With the audience now limbered up with humour and ready to cheer, he reminded listeners of Ireland and America’s shared struggle for freedom from oppression, of the political and philosophical friendship between abolitionist Frederick Douglass and Daniel O’Connell, and the influential role each nation has played in the other’s evolution.

In what might well have been a stab to win over some of the 40 million Irish Americans, he invoked the inspiring popularity of the Kennedy dynasty to great effect and emphasised the unique part the Irish diaspora had played in moulding the US.

“Never has a nation so small inspired so much in another. Irish signatures are on our founding documents. Irish blood was spilled on our battlefields. Irish sweat built our great cities. So you can say there’s always been a little bit of green behind the red, white, and blue.”

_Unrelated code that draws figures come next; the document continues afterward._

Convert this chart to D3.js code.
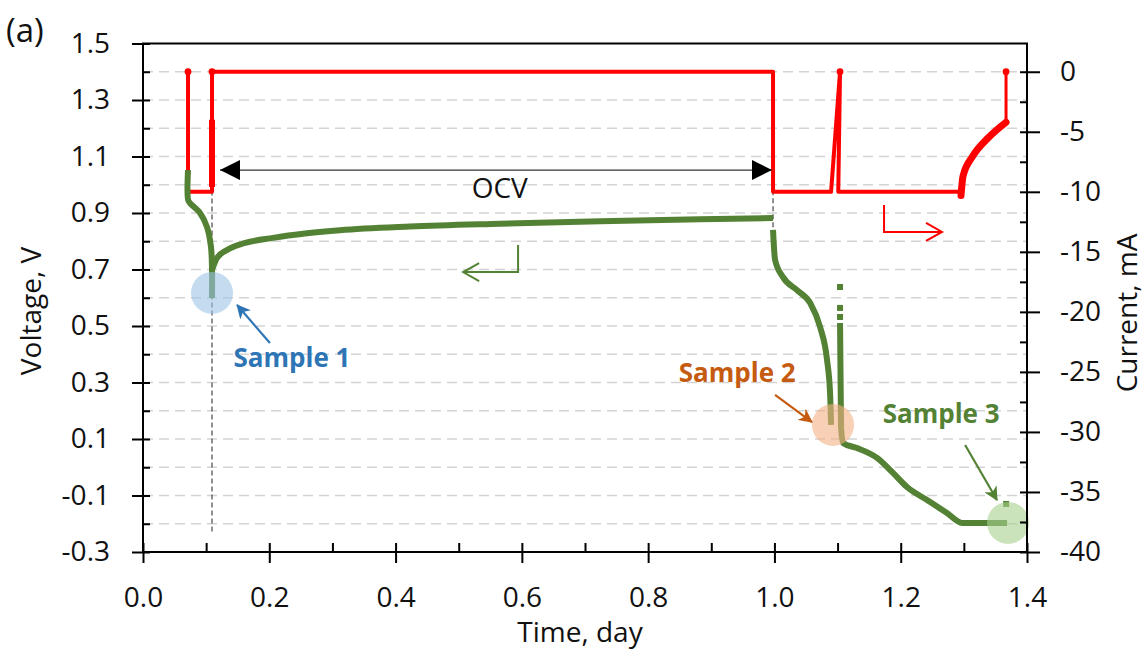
<!DOCTYPE html>
<html>
<head>
<meta charset="utf-8">
<script src="https://cdn.jsdelivr.net/npm/d3@7"></script>
<style>
  body { margin: 0; background: #fff; }
  text { font-family: "Open Sans", sans-serif; }
</style>
</head>
<body>
<svg id="chart" width="1144" height="653"></svg>
<script>
// ---- data (time in days, voltage in V, current in mA) ----
const voltDischarge1 = [[0.0713,1.052],[0.0715,0.946],[0.0744,0.935],[0.0903,0.900],[0.1014,0.850],[0.1077,0.779],[0.1093,0.698],[0.1093,0.599]];
const voltOCV = [[0.1093,0.698],[0.1172,0.741],[0.1330,0.769],[0.1584,0.792],[0.2059,0.812],[0.2597,0.828],[0.3120,0.839],[0.4229,0.852],[0.5654,0.862],[0.7238,0.871],[0.8822,0.878],[0.9978,0.882]];
const voltDischarge2 = [[0.9978,0.840],[1.0010,0.734],[1.0136,0.673],[1.0358,0.627],[1.0564,0.582],[1.0722,0.497],[1.0833,0.380],[1.0881,0.263],[1.0897,0.150]];
const voltDischarge3 = [[1.1039,0.511],[1.1055,0.142],[1.1086,0.086],[1.1308,0.068],[1.1625,0.033],[1.1878,-0.020],[1.2100,-0.070],[1.2417,-0.116],[1.2733,-0.162],[1.2971,-0.197],[1.3684,-0.197]];
const voltDots = [[1.1039,0.638],[1.1039,0.564],[1.1039,0.532],[1.3670,-0.130]];

const currentSteps = [[0.0713,0],[0.0713,-10],[0.1093,-10],[0.1093,0],[0.9978,0],[0.9978,-10],[1.0897,-10],[1.1039,0],[1.1011,-10],[1.2955,-10]];
const currentDense = [[0.1093,-4],[0.1093,-9.6]];
const currentTaper = [[1.2955,-10.3],[1.2987,-8.7],[1.3145,-7.0],[1.3367,-5.6],[1.3668,-4.2]];
const currentEnd = [[1.3668,-4.2],[1.3668,0]];
const currentDots = [[0.0713,0],[0.1093,0],[1.1039,0],[1.3668,0]];

const voltTicks = [-0.3,-0.1,0.1,0.3,0.5,0.7,0.9,1.1,1.3,1.5];
const voltMinor = [-0.2,0,0.2,0.4,0.6,0.8,1.0,1.2,1.4];
const gridLevels = [-0.2,-0.1,0,0.1,0.2,0.3,0.4,0.5,0.6,0.7,0.8,0.9,1.0,1.1,1.2,1.3,1.4];
const currentTicks = [0,-5,-10,-15,-20,-25,-30,-35,-40];
const currentMinor = [-2.5,-7.5,-12.5,-17.5,-22.5,-27.5,-32.5,-37.5];
const timeTicks = [0,0.2,0.4,0.6,0.8,1.0,1.2,1.4];
const timeMinor = [0.1,0.3,0.5,0.7,0.9,1.1,1.3];

// annotations (data coordinates)
const samples = [
  {name:"Sample 1", t:0.1093, v:0.617, label:[0.236,0.355], from:[0.201,0.440], to:[0.149,0.574], text:"#2e75b6", fill:"#9dc3e6"},
  {name:"Sample 2", t:1.0928, v:0.150, label:[0.941,0.302], from:[1.001,0.256], to:[1.0595,0.160], text:"#c55a11", fill:"#f4b183"},
  {name:"Sample 3", t:1.3700, v:-0.197, label:[1.264,0.157], from:[1.302,0.079], to:[1.3525,-0.116], text:"#548235", fill:"#a9d18e"}
];
const restLines = [[0.1093,0.98,-0.229],[0.9978,1.122,0.828]];
const ocvSpan = [0.122, 0.996, 1.052];
const greenHint = [[0.594,0.787],[0.594,0.691],[0.507,0.691]];
const redHint = [[1.1736,0.928],[1.1736,0.833],[1.2654,0.833]];

const green = "#548235", red = "#ff0000";

const svg = d3.select("#chart");
const x = d3.scaleLinear().domain([0, 1.4]).range([143, 1027]);
const y = d3.scaleLinear().domain([-0.3, 1.5]).range([552, 43.5]);
const yI = d3.scaleLinear().domain([-40, 0]).range([y(-0.3), y(1.4)]);

const defs = svg.append("defs");
function addMarker(id, color, path, w, h, refX) {
  defs.append("marker").attr("id", id)
    .attr("viewBox", "0 0 " + w + " " + h).attr("refX", refX).attr("refY", h / 2)
    .attr("markerWidth", w).attr("markerHeight", h).attr("markerUnits", "userSpaceOnUse")
    .attr("orient", "auto-start-reverse")
    .append("path").attr("d", path).attr("fill", color);
}
addMarker("tri", "#000", "M0,0 L20,10 L0,20 Z", 20, 20, 20);
samples.forEach((s, i) => addMarker("sm" + i, s.text, "M0,0 L14,7 L0,14 L4,7 Z", 14, 14, 13));

// gridlines
svg.append("g").selectAll("line").data(gridLevels).join("line")
  .attr("x1", x(0)).attr("x2", x(1.4))
  .attr("y1", d => y(d)).attr("y2", d => y(d))
  .attr("stroke", "#d3d3d3").attr("stroke-width", 1.5).attr("stroke-dasharray", "10,6");

// dashed rest markers
svg.append("g").selectAll("line").data(restLines).join("line")
  .attr("x1", d => x(d[0])).attr("x2", d => x(d[0]))
  .attr("y1", d => y(d[1])).attr("y2", d => y(d[2]))
  .attr("stroke", "#555").attr("stroke-width", 1.3).attr("stroke-dasharray", "5,3");

// current (right axis)
const lineI = d3.line().x(d => x(d[0])).y(d => yI(d[1]));
svg.append("path").attr("d", lineI(currentSteps)).attr("fill", "none")
  .attr("stroke", red).attr("stroke-width", 4).attr("stroke-linejoin", "round");
svg.append("path").attr("d", lineI(currentDense)).attr("fill", "none")
  .attr("stroke", red).attr("stroke-width", 6);
svg.append("path").attr("d", d3.line().x(d => x(d[0])).y(d => yI(d[1])).curve(d3.curveMonotoneX)(currentTaper))
  .attr("fill", "none").attr("stroke", red).attr("stroke-width", 7).attr("stroke-linecap", "round");
svg.append("path").attr("d", lineI(currentEnd)).attr("fill", "none")
  .attr("stroke", red).attr("stroke-width", 3);
svg.append("g").selectAll("circle").data(currentDots).join("circle")
  .attr("cx", d => x(d[0])).attr("cy", d => yI(d[1])).attr("r", 3.4).attr("fill", red);

// voltage (left axis)
const lineV = d3.line().x(d => x(d[0])).y(d => y(d[1]));
svg.append("path").attr("d", lineV.curve(d3.curveCatmullRom)(voltDischarge1)).attr("fill", "none")
  .attr("stroke", green).attr("stroke-width", 6).attr("stroke-linejoin", "round");
[voltOCV, voltDischarge2, voltDischarge3].forEach(seg => {
  svg.append("path").attr("d", lineV.curve(d3.curveMonotoneX)(seg)).attr("fill", "none")
    .attr("stroke", green).attr("stroke-width", 6).attr("stroke-linejoin", "round");
});
svg.append("g").selectAll("rect").data(voltDots).join("rect")
  .attr("x", d => x(d[0]) - 3).attr("y", d => y(d[1]) - 3)
  .attr("width", 6).attr("height", 6).attr("fill", green);

// sample circles, labels and arrows
samples.forEach((s, i) => {
  svg.append("circle").attr("cx", x(s.t)).attr("cy", y(s.v)).attr("r", 21)
    .attr("fill", s.fill).attr("fill-opacity", 0.6);
  svg.append("line")
    .attr("x1", x(s.from[0])).attr("y1", y(s.from[1]))
    .attr("x2", x(s.to[0])).attr("y2", y(s.to[1]))
    .attr("stroke", s.text).attr("stroke-width", 2.2).attr("marker-end", "url(#sm" + i + ")");
  svg.append("text").attr("x", x(s.label[0])).attr("y", y(s.label[1]))
    .attr("text-anchor", "middle").attr("font-size", 26).attr("font-weight", 700)
    .attr("fill", s.text).text(s.name);
});

// OCV double arrow
svg.append("line")
  .attr("x1", x(ocvSpan[0])).attr("x2", x(ocvSpan[1]))
  .attr("y1", y(ocvSpan[2])).attr("y2", y(ocvSpan[2]))
  .attr("stroke", "#333").attr("stroke-width", 1.2)
  .attr("marker-start", "url(#tri)").attr("marker-end", "url(#tri)");
svg.append("text").attr("x", x(0.565)).attr("y", y(0.988)).attr("dy", "0.35em")
  .attr("text-anchor", "middle").attr("font-size", 28).attr("fill", "#111").text("OCV");

// axis hint arrows
const hint = d3.line().x(d => x(d[0])).y(d => y(d[1]));
svg.append("path").attr("d", hint(greenHint)).attr("fill", "none")
  .attr("stroke", green).attr("stroke-width", 2);
svg.append("path").attr("d", hint(redHint)).attr("fill", "none")
  .attr("stroke", red).attr("stroke-width", 2);
function chevron(tip, dir, color) {
  const tx = x(tip[0]), ty = y(tip[1]);
  svg.append("path")
    .attr("d", "M" + (tx - dir * 16) + "," + (ty - 9) + "L" + tx + "," + ty + "L" + (tx - dir * 16) + "," + (ty + 9))
    .attr("fill", "none").attr("stroke", color).attr("stroke-width", 2);
}
chevron(greenHint[2], -1, green);
chevron(redHint[2], 1, red);

// axes
const fmt1 = d => d.toFixed(1);
function styleAxis(g) {
  g.select(".domain").remove();
  g.selectAll(".tick line").attr("stroke", "#000").attr("stroke-width", 2);
  g.selectAll("text").attr("font-size", 28).attr("fill", "#111")
    .attr("font-family", "'Open Sans', sans-serif");
}
svg.append("g").attr("transform", "translate(143,0)")
  .call(d3.axisLeft(y).tickValues(voltTicks).tickSize(11).tickPadding(22).tickFormat(fmt1)).call(styleAxis);
svg.append("g").attr("transform", "translate(143,0)")
  .call(d3.axisLeft(y).tickValues(voltTicks.concat(voltMinor)).tickSize(-7).tickFormat("")).call(styleAxis);
svg.append("g").attr("transform", "translate(1027,0)")
  .call(d3.axisRight(yI).tickValues(currentTicks).tickSize(13).tickPadding(20).tickFormat(d => String(d))).call(styleAxis);
svg.append("g").attr("transform", "translate(1027,0)")
  .call(d3.axisRight(yI).tickValues(currentTicks.concat(currentMinor)).tickSize(-7).tickFormat("")).call(styleAxis);
svg.append("g").attr("transform", "translate(0,552)")
  .call(d3.axisBottom(x).tickValues(timeTicks).tickSize(11).tickPadding(24).tickFormat(fmt1)).call(styleAxis);
svg.append("g").attr("transform", "translate(0,552)")
  .call(d3.axisBottom(x).tickValues(timeTicks.concat(timeMinor)).tickSize(-9).tickFormat("")).call(styleAxis);

svg.append("rect").attr("x", 143).attr("y", 43.5).attr("width", 884).attr("height", 508.5)
  .attr("fill", "none").attr("stroke", "#000").attr("stroke-width", 2);

// titles
svg.append("text").attr("x", 580).attr("y", 642).attr("text-anchor", "middle")
  .attr("font-size", 28).attr("fill", "#111").text("Time, day");
svg.append("text").attr("transform", "translate(41,311) rotate(-90)").attr("text-anchor", "middle")
  .attr("font-size", 28).attr("fill", "#111").text("Voltage, V");
svg.append("text").attr("transform", "translate(1137,313) rotate(-90)").attr("text-anchor", "middle")
  .attr("font-size", 28).attr("fill", "#111").text("Current, mA");
svg.append("text").attr("x", 6).attr("y", 42).attr("font-size", 33).attr("fill", "#111").text("(a)");
</script>
</body>
</html>
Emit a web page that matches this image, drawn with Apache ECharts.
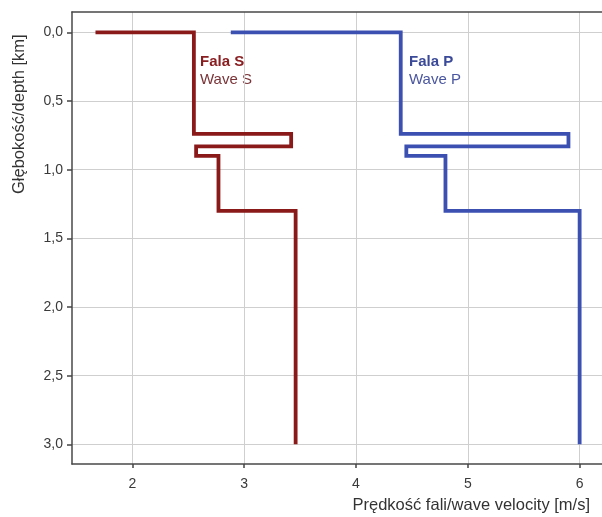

Analysts have expressed doubt that the visit, though a resounding success here, will do all that much to boost his numbers at home.

The unspoken bind was of the status of the undocumented Irish in America. It’s still a thorny issue. With immigrants dying at the Mexican border it’s becoming increasingly difficult for American politicians to advocate for the Irish diaspora. Even though the case for the undocumented Irish is somewhat more complex, treating one ethnic group more favourably than others is sure to undermine his election campaign and hurt his reputation as a champion for minority groups.

A roaring success in Ireland then, but only time will tell what it buys him in 2012.